Sculpture

Sculpture is three-dimensional art that shapes material, space, scale, surface, and presence, often through carving, modeling, casting, construction, or installation.

In brief

Sculpture is art that shares space with the body. It is not only looked at; it is encountered around, beside, above, below, and sometimes within. Even when museum rules forbid touch, sculpture addresses the tactile imagination. Stone, bronze, clay, wood, fiber, glass, steel, wax, and found objects all ask the hand to imagine what the eye receives.

Tate describes sculpture as three-dimensional art made through processes such as carving, modeling, casting, and constructing. That practical account opens into a larger sensual question: what happens when meaning has volume?

Definition

Sculpture is a three-dimensional art form that shapes material and space into an object, figure, environment, relief, installation, or spatial event. It differs from painting through its bodily relation to depth and volume, from architecture through its usual freedom from habitation or structural utility, and from performance through its material persistence, though contemporary art often crosses these boundaries.

Sculpture may represent bodies, gods, animals, tools, abstractions, monuments, fragments, voids, or social relations. It may be monumental or intimate, polished or rough, durable or deliberately temporary.

Why this matters

Sculpture makes perception bodily. A viewer must negotiate scale, distance, angle, and surrounding space. A small figure invites closeness. A monument organizes public memory. A rough surface activates imagined touch. A suspended form changes the room's gravity.

This is one of sculpture's sensual powers: it reminds the viewer that seeing happens from a body in space.

Touch and prohibition

Sculpture often produces a desire to touch. Museums frequently prohibit touch for good reasons of conservation, but the prohibition itself reveals something: the eye is not alone. The hand wants knowledge. The skin imagines temperature, grain, weight, and resistance.
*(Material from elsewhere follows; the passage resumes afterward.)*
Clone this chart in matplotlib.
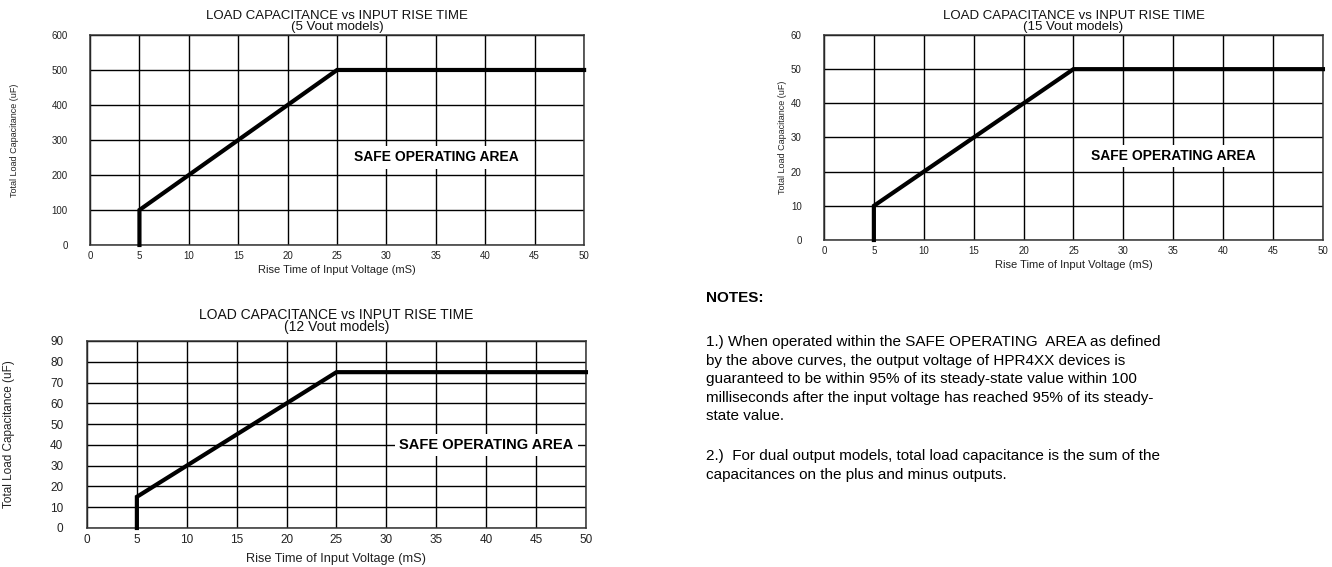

A sensual account of sculpture does not need to violate conservation ethics. It can recognize tactile perception as part of how humans understand form.

Bodies, monuments, and power

Sculpture has shaped gods, rulers, saints, ancestors, lovers, workers, victims, and ideals of the human body. Public sculpture can dignify memory, but it can also enforce power by deciding which bodies become permanent in civic space and which disappear.

The same medium that creates tenderness can create domination. That boundary matters. A monument is never only an object; it is a claim on collective attention.

What this changes

To understand sculpture is to become more sensitive to form as presence. Ask: How does this object change the space around it? What kind of body does it imagine? What does its material ask me to feel? Does it invite relation, awe, obedience, intimacy, refusal, or play?

Sculpture teaches that matter can think with us.